On Thursday, zoo officials announced details about the facility’s most ambitious redevelopment plan in its history.

“We intend to build a zoo that will lead the world in animal welfare while immersing our guests in experiences that will inspire a new appreciation for wildlife and wild places,” Lanthier said in a release.

The first phase of development leads up to the arrival of the giant pandas in 2018 and includes $162M in spending on 36 different projects.

The zoo is planning to renovate the space currently housing their elephants to accommodate the giant pandas.

The giant pandas will be at the park from 2018 to 2023, at which time they’ll be replaced by orangutans.

Other developments expected over the next five years include a fully-immersive lemur exhibit, an interactive African village in Destination Africa, and making the first steps to phasing out Prehistoric Park to make room for a new home for endangered Japanese snow monkeys and a new species native to China and northern India, takin.

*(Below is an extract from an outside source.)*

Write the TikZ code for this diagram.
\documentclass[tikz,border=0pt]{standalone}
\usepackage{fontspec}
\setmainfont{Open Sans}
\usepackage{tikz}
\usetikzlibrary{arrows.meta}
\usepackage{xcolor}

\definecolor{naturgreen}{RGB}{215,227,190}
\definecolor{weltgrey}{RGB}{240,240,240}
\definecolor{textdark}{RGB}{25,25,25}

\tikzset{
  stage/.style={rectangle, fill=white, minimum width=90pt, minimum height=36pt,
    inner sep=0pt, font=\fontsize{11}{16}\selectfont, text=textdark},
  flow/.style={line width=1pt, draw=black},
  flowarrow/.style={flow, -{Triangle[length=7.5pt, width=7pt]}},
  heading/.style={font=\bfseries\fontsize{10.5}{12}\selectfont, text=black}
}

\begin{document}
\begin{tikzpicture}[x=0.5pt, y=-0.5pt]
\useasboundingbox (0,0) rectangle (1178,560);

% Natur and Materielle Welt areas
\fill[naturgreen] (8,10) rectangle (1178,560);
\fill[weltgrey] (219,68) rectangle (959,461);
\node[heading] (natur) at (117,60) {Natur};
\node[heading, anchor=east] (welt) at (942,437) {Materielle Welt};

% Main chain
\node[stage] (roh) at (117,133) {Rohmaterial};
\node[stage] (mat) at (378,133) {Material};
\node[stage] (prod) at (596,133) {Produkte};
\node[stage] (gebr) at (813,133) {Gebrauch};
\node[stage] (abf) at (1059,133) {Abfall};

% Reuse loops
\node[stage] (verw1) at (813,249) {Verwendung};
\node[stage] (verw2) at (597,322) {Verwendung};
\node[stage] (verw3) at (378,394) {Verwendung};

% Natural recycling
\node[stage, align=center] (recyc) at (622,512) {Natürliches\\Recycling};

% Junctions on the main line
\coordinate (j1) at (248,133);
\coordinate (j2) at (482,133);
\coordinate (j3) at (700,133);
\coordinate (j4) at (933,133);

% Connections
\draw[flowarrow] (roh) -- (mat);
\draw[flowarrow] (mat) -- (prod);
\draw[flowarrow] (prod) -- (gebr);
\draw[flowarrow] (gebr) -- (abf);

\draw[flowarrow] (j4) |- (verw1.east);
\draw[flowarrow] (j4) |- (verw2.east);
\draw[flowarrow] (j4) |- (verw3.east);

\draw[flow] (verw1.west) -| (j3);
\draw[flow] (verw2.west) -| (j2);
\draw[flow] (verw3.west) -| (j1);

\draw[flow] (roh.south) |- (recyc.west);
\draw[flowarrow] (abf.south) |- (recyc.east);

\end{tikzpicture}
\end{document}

The second phase of development, spanning 15 years after that, will see a complete revamp of the west end of the park.

In that time, the final sections of Prehistoric Park will be retired for a larger tiger habitat and a 65,000 square foot Tropical House will be added to the area.

Capping off the proposed development will be a complete rebuild of the Canadian Wilds and will see a return of some of Canada’s most iconic species, seals and polar bears.

Lanthier says that the complete rebuild of the Canadian Wilds will include a special section made up of three flexible habitats devoted to all of Canada’s native bear populations called In the Company of Bears.

“Polar bears are an important part of our Canadian landscape – they are iconic and majestic – but the sad reality is that they are facing huge environmental challenges,” explained Lanthier. “All indications from international experts are that within 10 to 20 years there will be a great need for institutions like the Calgary Zoo to tell the story of the polar bear and help preserve them in sufficient numbers to ensure genetic diversity until we can find the solutions to those challenges.”

Officials say that about 50 percent of the zoo’s visitors come from out-of-town, making the Calgary Zoo the most visited zoo in Canada and Calgary’s premier attraction.